I've started some basic descriptive analysis via Jupyter notebooks as well as topic modeling via the pyLDAvis package.
The code is available on Github. In the future, after I've collected more data I hope to perform additional analysis such as price prediction.
Kaggle
Kaggle is a popular Data Science community and competition site where contestants use programming and analysis to work on interesting problems.
I used Pandas and scikit-learn to analyze hundreds of thousands of HTML files as part of the 'Truly Native' Kaggle competition. The objective was to identify whether or not a webpage had native advertisements. Random Forest machine learning was used from the scikit-learn Python library. The code is available via Github.
Arma
The popular series of computer games, Arma, from Bohemia Interactive has an extensive modding community. For fun, I've worked on a number of projects.

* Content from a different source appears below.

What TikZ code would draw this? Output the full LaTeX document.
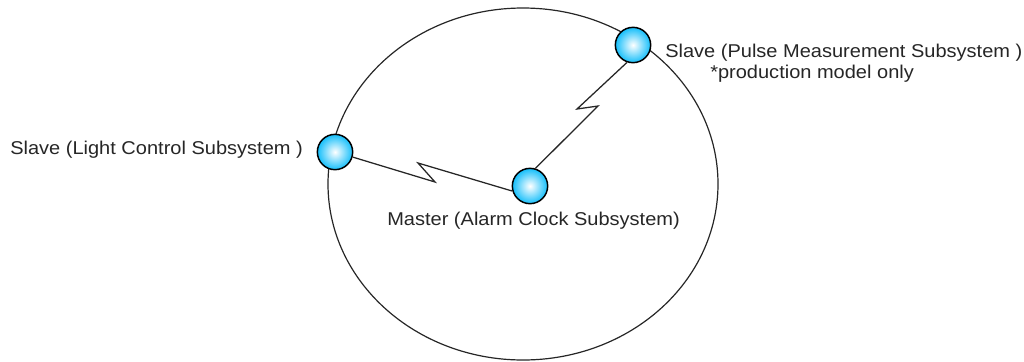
\documentclass[tikz,border=0pt]{standalone}
\usepackage{fontspec}
\setmainfont[FakeStretch=1.08]{Liberation Sans}
\definecolor{nodeblue}{RGB}{20,190,250}
\tikzset{
  station/.style={circle, draw=black, line width=1.1pt, minimum size=26.5pt, inner sep=0pt,
                  inner color=white, outer color=nodeblue},
  wire/.style={draw=black!85, line width=0.95pt},
  ring/.style={draw=black!85, line width=0.9pt},
  lbl/.style={anchor=base west, inner sep=0pt, text=black!85,
              font=\fontsize{13.9}{16}\selectfont}
}
\begin{document}
\begin{tikzpicture}[x=0.75pt,y=-0.75pt]
\useasboundingbox (0,0) rectangle (1024,361);
% outer ring
\draw[ring] (523,184) ellipse [x radius=146.25pt, y radius=132pt];
% nodes
\node[station] (L) at (335,152) {};
\node[station] (M) at (530,186) {};
\node[station] (T) at (633,45) {};
% zigzag points
\coordinate (z1) at (435,182);
\coordinate (z2) at (418,163);
\coordinate (z3) at (577,109);
\coordinate (z4) at (598,106);
% connectors
\draw[wire] (L.-16.7) -- (z1) -- (z2) -- (M.196);
\draw[wire] (T.251.6) -- (z3) -- (z4) -- (M.73);
% labels
\node[lbl] (lL) at (10,154) {Slave (Light Control Subsystem )};
\node[lbl] (lM) at (387,225) {Master (Alarm Clock Subsystem)};
\node[lbl] (lT) at (665,57) {Slave (Pulse Measurement Subsystem )};
\node[lbl] (lP) at (710,78) {*production model only};
\end{tikzpicture}
\end{document}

- Arma2NetMySQL is program for connecting to a MySQL or SQLite database from within the game.
- ArmaConnect is a C# program for connecting to the game and using UDP heartbeats to look for a corresponding Android application running on your phone or tablet. Once it finds a connection, it switches to TCP and shows your position on a map of the game world, weather, time, and other information in real-time. This work involved a lot of network negotiation and learning as well as coding across languages (C# and Java).
- ArmaBriefingConversion is a Python script for converting missions from an older version of Arma to a newer version.
- PHPArma2ServerStatus is a PHP script for querying an Arma server and showing information such as people connected, running mods, etc.
- ArmaScriptTrace is Java program that utilizes GraphViz to trace the execution of scripts in a mission and show them in a network diagram visually.